Court ends Qantas strike

Rod Mcguirk Associated Press

CANBERRA, Australia – Qantas Airways’ flight schedule will return to normal by Tuesday after an Australian court intervened in a bitter labor dispute that prompted the world’s 10th-largest airline to ground its entire fleet, the company’s chief executive said today.

Alan Joyce said the first of the grounded aircraft would return to the sky early this afternoon, around 12 hours after an emergency ruling by an arbitration court ended weeks of strikes and canceled a staff lockout.

Joyce praised the outcome, which prevents unions from taking any further strike action over their demands for pay hikes and job security clauses under new contracts being negotiated. The strikes have been blamed for a sharp decline in the airline’s future bookings.

“The important thing is that all industrial action is now over and we have certainty,” Joyce said.

“We will be returning to business as usual over the next 24 hours,” he said.

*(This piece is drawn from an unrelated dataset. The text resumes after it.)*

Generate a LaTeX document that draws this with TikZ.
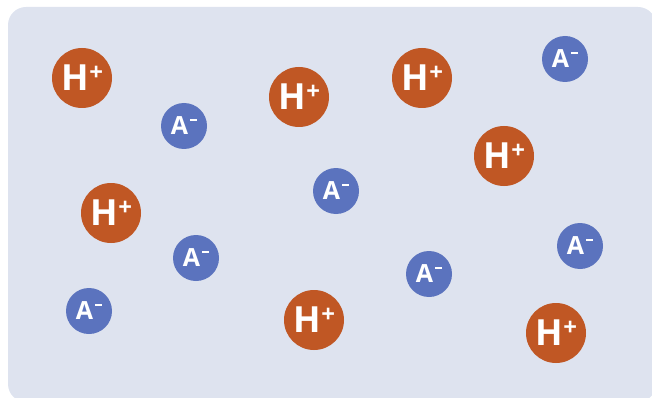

The court ruling is a major victory in the airline’s battle with unions representing pilots, aircraft mechanics, baggage handlers and caterers, whose rolling strikes have forced the cancellation of 600 flights in recent months, disrupted travel for 70,000 passengers and cost Qantas $75 million.

Qantas is the largest of Australia’s four national domestic airlines, and the grounding on Saturday affected 108 planes in 22 countries.